| AIM OF THE EXERCISE |
Below is a listing to transcribe in full and exactly; keep the pictures out.

| GIVEN INFORMATION |
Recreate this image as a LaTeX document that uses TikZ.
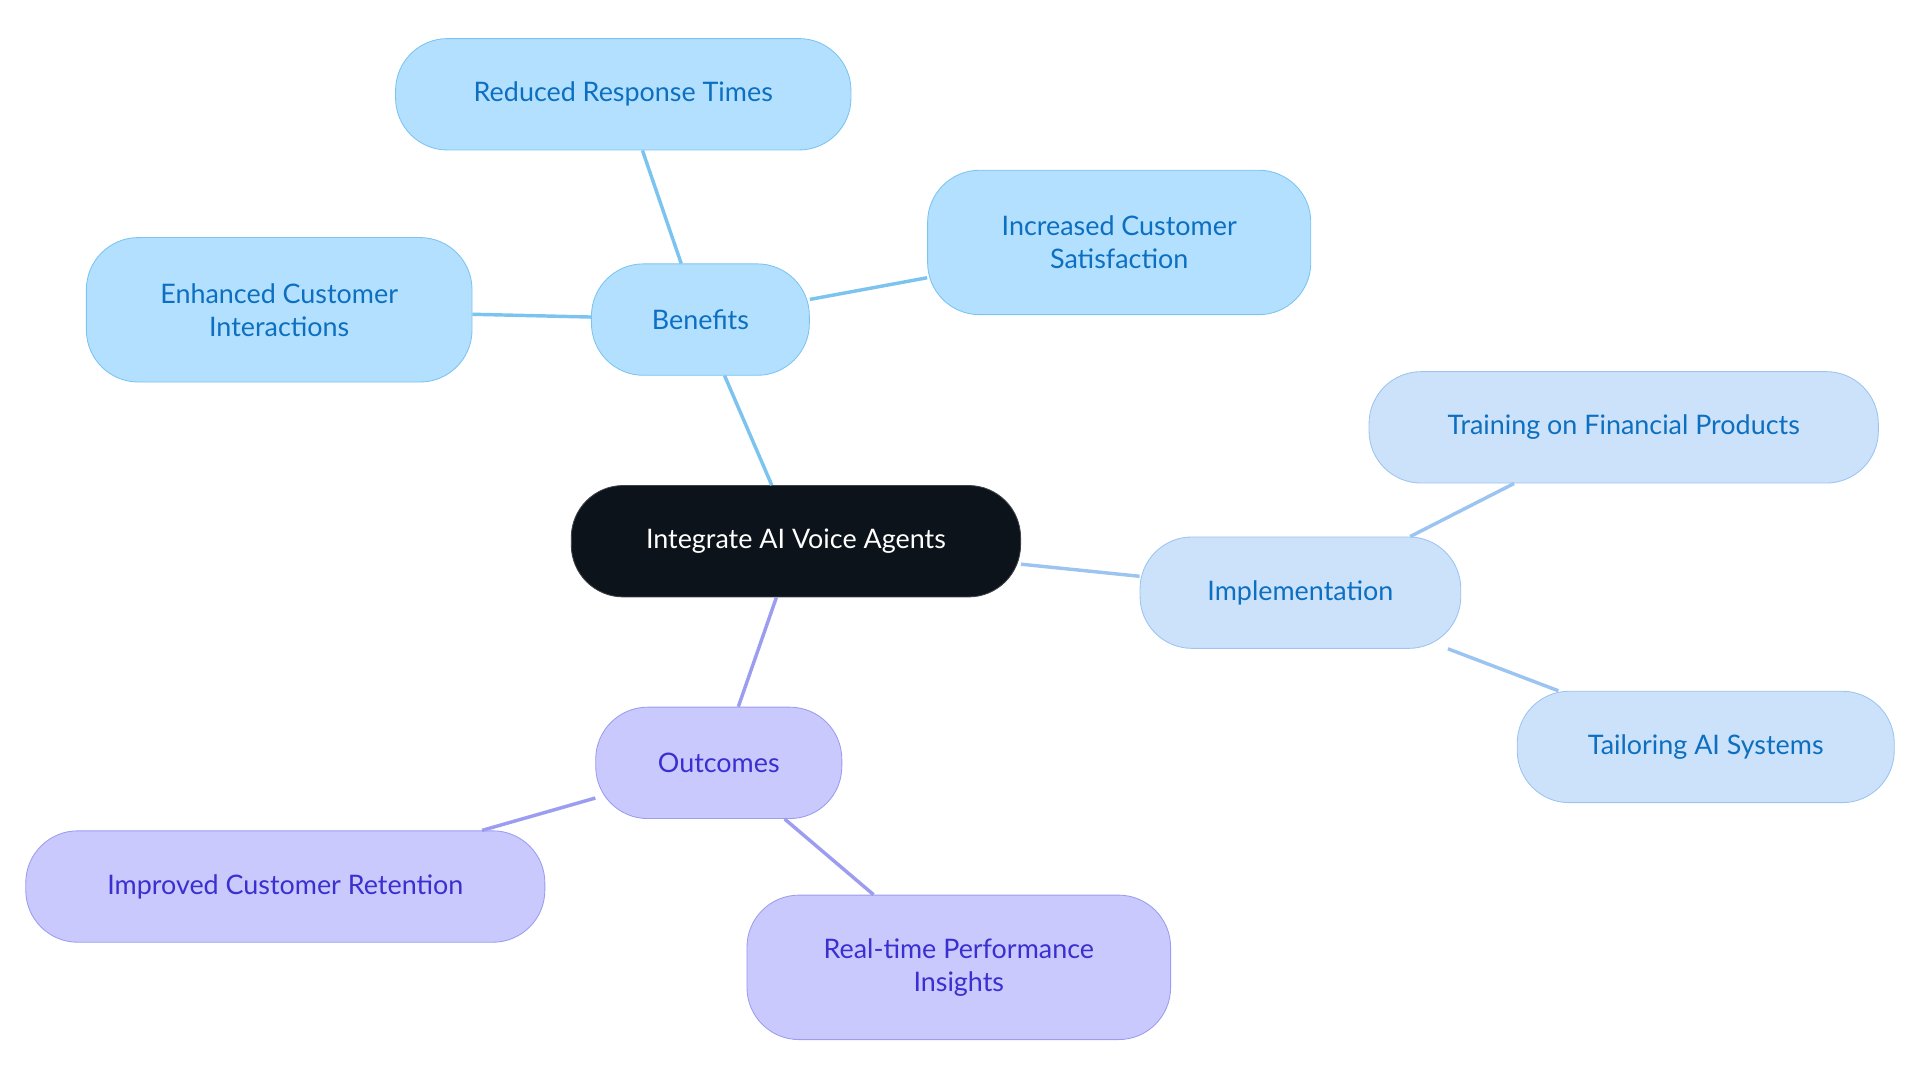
\documentclass[tikz,border=0pt]{standalone}
\usepackage{fontspec}
\setmainfont{Lato}
\usetikzlibrary{positioning}
\definecolor{rootfill}{HTML}{0D131A}
\definecolor{bfill}{HTML}{B3E0FF}
\definecolor{bdraw}{HTML}{7CC4F0}
\definecolor{btext}{HTML}{0D6FC0}
\definecolor{ifill}{HTML}{CCE2FB}
\definecolor{idraw}{HTML}{9CC4F0}
\definecolor{pfill}{HTML}{C9C9FE}
\definecolor{pdraw}{HTML}{9C9CF0}
\definecolor{ptext}{HTML}{3A2FCF}
\begin{document}
\begin{tikzpicture}[x=0.02cm,y=-0.02cm,semithick]
		% Styles for the boxes
		\tikzstyle{box}=[rounded corners=0.85cm,thin,minimum height=1.82cm,align=center,font=\fontsize{12.5}{15.3}\selectfont]
		\tikzstyle{root}=[box,fill=rootfill,draw=rootfill!80!white,text=white]
		\tikzstyle{benefit}=[box,fill=bfill,draw=bdraw,text=btext]
		\tikzstyle{impl}=[box,fill=ifill,draw=idraw,text=btext]
		\tikzstyle{outcome}=[box,fill=pfill,draw=pdraw,text=ptext]
		\tikzstyle{tall}=[minimum height=2.36cm]
		\tikzstyle{blink}=[draw=bdraw,line width=1.6pt]
		\tikzstyle{ilink}=[draw=idraw,line width=1.6pt]
		\tikzstyle{plink}=[draw=pdraw,line width=1.6pt]
		\useasboundingbox (0,0) rectangle (1568,885);
		
		% Root
		\node[root,minimum width=7.34cm] (root) at (650,442) {Integrate AI Voice Agents};
		
		% Benefits branch
		\node[benefit,minimum width=3.56cm] (ben) at (572,261) {Benefits};
		\node[benefit,minimum width=7.44cm] (resp) at (509,77) {Reduced Response Times};
		\node[benefit,tall,minimum width=6.26cm] (sat) at (914,198) {Increased Customer\\Satisfaction};
		\node[benefit,tall,minimum width=6.3cm] (inter) at (228,253) {Enhanced Customer\\Interactions};
		
		% Implementation branch
		\node[impl,minimum width=5.24cm] (impl) at (1062,484) {Implementation};
		\node[impl,minimum width=8.32cm] (train) at (1326,349) {Training on Financial Products};
		\node[impl,minimum width=6.16cm] (tail) at (1393,610) {Tailoring AI Systems};
		
		% Outcomes branch
		\node[outcome,minimum width=4.02cm] (out) at (587,623) {Outcomes};
		\node[outcome,minimum width=8.48cm] (ret) at (233,724) {Improved Customer Retention};
		\node[outcome,tall,minimum width=6.92cm] (perf) at (783,790) {Real-time Performance\\Insights};
		
		% Links
		\begin{scope}[on background layer/.style={}]
		\draw[blink] (root) -- (ben);
		\draw[blink] (ben) -- (resp);
		\draw[blink] (ben) -- (sat);
		\draw[blink] (ben) -- (inter);
		\draw[ilink] (root) -- (impl);
		\draw[ilink] (impl) -- (train);
		\draw[ilink] (impl) -- (tail);
		\draw[plink] (root) -- (out);
		\draw[plink] (out) -- (ret);
		\draw[plink] (out) -- (perf);
		\end{scope}
	\end{tikzpicture}
\end{document}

| SOLUTION FOR THIS EXERCISE |
Recreate this image as a LaTeX document that uses TikZ.
\documentclass[tikz,border=0pt]{standalone}
\usepackage{fontspec}
\setmainfont{Lato}
\usetikzlibrary{positioning}
\definecolor{rootfill}{HTML}{0D131A}
\definecolor{bfill}{HTML}{B3E0FF}
\definecolor{bdraw}{HTML}{7CC4F0}
\definecolor{btext}{HTML}{0D6FC0}
\definecolor{ifill}{HTML}{CCE2FB}
\definecolor{idraw}{HTML}{9CC4F0}
\definecolor{pfill}{HTML}{C9C9FE}
\definecolor{pdraw}{HTML}{9C9CF0}
\definecolor{ptext}{HTML}{3A2FCF}
\begin{document}
\begin{tikzpicture}[x=0.02cm,y=-0.02cm,semithick]
		% Styles for the boxes
		\tikzstyle{box}=[rounded corners=0.85cm,thin,minimum height=1.82cm,align=center,font=\fontsize{12.5}{15.3}\selectfont]
		\tikzstyle{root}=[box,fill=rootfill,draw=rootfill!80!white,text=white]
		\tikzstyle{benefit}=[box,fill=bfill,draw=bdraw,text=btext]
		\tikzstyle{impl}=[box,fill=ifill,draw=idraw,text=btext]
		\tikzstyle{outcome}=[box,fill=pfill,draw=pdraw,text=ptext]
		\tikzstyle{tall}=[minimum height=2.36cm]
		\tikzstyle{blink}=[draw=bdraw,line width=1.6pt]
		\tikzstyle{ilink}=[draw=idraw,line width=1.6pt]
		\tikzstyle{plink}=[draw=pdraw,line width=1.6pt]
		\useasboundingbox (0,0) rectangle (1568,885);
		
		% Root
		\node[root,minimum width=7.34cm] (root) at (650,442) {Integrate AI Voice Agents};
		
		% Benefits branch
		\node[benefit,minimum width=3.56cm] (ben) at (572,261) {Benefits};
		\node[benefit,minimum width=7.44cm] (resp) at (509,77) {Reduced Response Times};
		\node[benefit,tall,minimum width=6.26cm] (sat) at (914,198) {Increased Customer\\Satisfaction};
		\node[benefit,tall,minimum width=6.3cm] (inter) at (228,253) {Enhanced Customer\\Interactions};
		
		% Implementation branch
		\node[impl,minimum width=5.24cm] (impl) at (1062,484) {Implementation};
		\node[impl,minimum width=8.32cm] (train) at (1326,349) {Training on Financial Products};
		\node[impl,minimum width=6.16cm] (tail) at (1393,610) {Tailoring AI Systems};
		
		% Outcomes branch
		\node[outcome,minimum width=4.02cm] (out) at (587,623) {Outcomes};
		\node[outcome,minimum width=8.48cm] (ret) at (233,724) {Improved Customer Retention};
		\node[outcome,tall,minimum width=6.92cm] (perf) at (783,790) {Real-time Performance\\Insights};
		
		% Links
		\begin{scope}[on background layer/.style={}]
		\draw[blink] (root) -- (ben);
		\draw[blink] (ben) -- (resp);
		\draw[blink] (ben) -- (sat);
		\draw[blink] (ben) -- (inter);
		\draw[ilink] (root) -- (impl);
		\draw[ilink] (impl) -- (train);
		\draw[ilink] (impl) -- (tail);
		\draw[plink] (root) -- (out);
		\draw[plink] (out) -- (ret);
		\draw[plink] (out) -- (perf);
		\end{scope}
	\end{tikzpicture}
\end{document}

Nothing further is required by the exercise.